*INSTRUCTIONS FOR THE TASK*
Exclude the pictures and return every line exactly as written.
begin INFORMATION SUPPLIED
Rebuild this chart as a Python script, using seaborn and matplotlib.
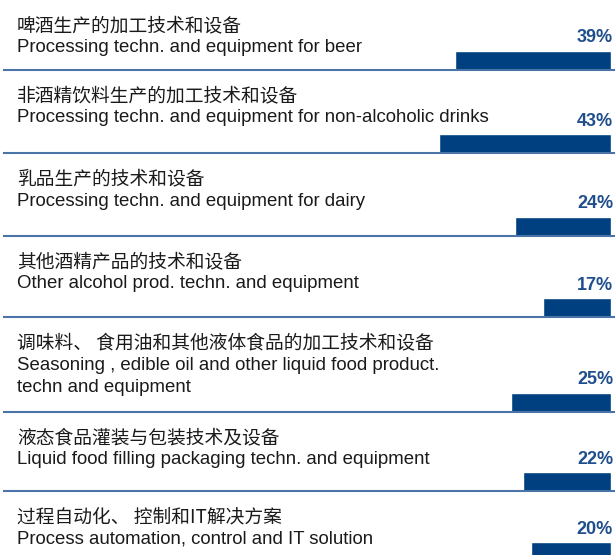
import matplotlib
matplotlib.use("Agg")
import matplotlib.pyplot as plt
import pandas as pd
import seaborn as sns

# survey shares per exhibit category (%)
labels_cn = [
    "啤酒生产的加工技术和设备",
    "非酒精饮料生产的加工技术和设备",
    "乳品生产的技术和设备",
    "其他酒精产品的技术和设备",
    "调味料、 食用油和其他液体食品的加工技术和设备",
    "液态食品灌装与包装技术及设备",
    "过程自动化、 控制和IT解决方案",
]
labels_en = [
    ["Processing techn. and equipment for beer"],
    ["Processing techn. and equipment for non-alcoholic drinks"],
    ["Processing techn. and equipment for dairy"],
    ["Other alcohol prod. techn. and equipment"],
    ["Seasoning , edible oil and other liquid food product.", "techn and equipment"],
    ["Liquid food filling packaging techn. and equipment"],
    ["Process automation, control and IT solution"],
]
shares = [39, 43, 24, 17, 25, 22, 20]

# layout (pixels)
W, H = 615, 555
row_px = [70, 83, 83, 81, 95, 79, 70]
px_per_pct = 4.0
bar_px = 19
bar_color = "#004080"
line_color = "#4a74a8"
pct_color = "#1f4e8c"
text_color = "#1a1a1a"

sns.set_theme(style="white")
plt.rcParams["font.family"] = ["Liberation Sans", "Noto Sans CJK SC"]

fig = plt.figure(figsize=(W / 100, H / 100), dpi=100)
top = 0
for cn, en, val, h in zip(labels_cn, labels_en, shares, row_px):
    ax = fig.add_axes([0, (H - top - h) / H, 1, h / H])
    df = pd.DataFrame({"share": [val], "row": [cn]})
    sns.barplot(data=df, x="share", y="row", orient="y", color=bar_color,
                saturation=1, width=0.8, ax=ax)
    unit = bar_px / 0.8
    ax.set_ylim(0.4, 0.4 - h / unit)
    ax.set_xlim((W - 4) / px_per_pct, -1)
    ax.set_xlabel("")
    ax.set_ylabel("")
    ax.set_xticks([])
    ax.set_yticks([])
    for side in ["top", "left", "right"]:
        ax.spines[side].set_visible(False)
    ax.spines["bottom"].set_color(line_color)
    ax.spines["bottom"].set_linewidth(1.5)
    ax.spines["bottom"].set_bounds(-1, (W - 4 - 4) / px_per_pct)
    ax.patch.set_alpha(0)

    ax.text(17 / W, 1 - 26 / h, cn, transform=ax.transAxes, ha="left", va="center",
            fontsize=13.5, color=text_color, family=["Noto Sans CJK SC", "Liberation Sans"])
    for k, line in enumerate(en):
        ax.text(17 / W, 1 - (48 + 22 * k) / h, line, transform=ax.transAxes,
                ha="left", va="center", fontsize=13.4, color=text_color)
    ax.text(-0.5, -0.4 - 13 / unit, f"{val}%", ha="right", va="center",
            fontsize=13, fontweight="bold", color=pct_color)
    top += h

fig.savefig("out.png", dpi=100)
end INFORMATION SUPPLIED
*CORRECT ANSWER*
Rebuild this chart as a Python script, using seaborn and matplotlib.
import matplotlib
matplotlib.use("Agg")
import matplotlib.pyplot as plt
import pandas as pd
import seaborn as sns

# survey shares per exhibit category (%)
labels_cn = [
    "啤酒生产的加工技术和设备",
    "非酒精饮料生产的加工技术和设备",
    "乳品生产的技术和设备",
    "其他酒精产品的技术和设备",
    "调味料、 食用油和其他液体食品的加工技术和设备",
    "液态食品灌装与包装技术及设备",
    "过程自动化、 控制和IT解决方案",
]
labels_en = [
    ["Processing techn. and equipment for beer"],
    ["Processing techn. and equipment for non-alcoholic drinks"],
    ["Processing techn. and equipment for dairy"],
    ["Other alcohol prod. techn. and equipment"],
    ["Seasoning , edible oil and other liquid food product.", "techn and equipment"],
    ["Liquid food filling packaging techn. and equipment"],
    ["Process automation, control and IT solution"],
]
shares = [39, 43, 24, 17, 25, 22, 20]

# layout (pixels)
W, H = 615, 555
row_px = [70, 83, 83, 81, 95, 79, 70]
px_per_pct = 4.0
bar_px = 19
bar_color = "#004080"
line_color = "#4a74a8"
pct_color = "#1f4e8c"
text_color = "#1a1a1a"

sns.set_theme(style="white")
plt.rcParams["font.family"] = ["Liberation Sans", "Noto Sans CJK SC"]

fig = plt.figure(figsize=(W / 100, H / 100), dpi=100)
top = 0
for cn, en, val, h in zip(labels_cn, labels_en, shares, row_px):
    ax = fig.add_axes([0, (H - top - h) / H, 1, h / H])
    df = pd.DataFrame({"share": [val], "row": [cn]})
    sns.barplot(data=df, x="share", y="row", orient="y", color=bar_color,
                saturation=1, width=0.8, ax=ax)
    unit = bar_px / 0.8
    ax.set_ylim(0.4, 0.4 - h / unit)
    ax.set_xlim((W - 4) / px_per_pct, -1)
    ax.set_xlabel("")
    ax.set_ylabel("")
    ax.set_xticks([])
    ax.set_yticks([])
    for side in ["top", "left", "right"]:
        ax.spines[side].set_visible(False)
    ax.spines["bottom"].set_color(line_color)
    ax.spines["bottom"].set_linewidth(1.5)
    ax.spines["bottom"].set_bounds(-1, (W - 4 - 4) / px_per_pct)
    ax.patch.set_alpha(0)

    ax.text(17 / W, 1 - 26 / h, cn, transform=ax.transAxes, ha="left", va="center",
            fontsize=13.5, color=text_color, family=["Noto Sans CJK SC", "Liberation Sans"])
    for k, line in enumerate(en):
        ax.text(17 / W, 1 - (48 + 22 * k) / h, line, transform=ax.transAxes,
                ha="left", va="center", fontsize=13.4, color=text_color)
    ax.text(-0.5, -0.4 - 13 / unit, f"{val}%", ha="right", va="center",
            fontsize=13, fontweight="bold", color=pct_color)
    top += h

fig.savefig("out.png", dpi=100)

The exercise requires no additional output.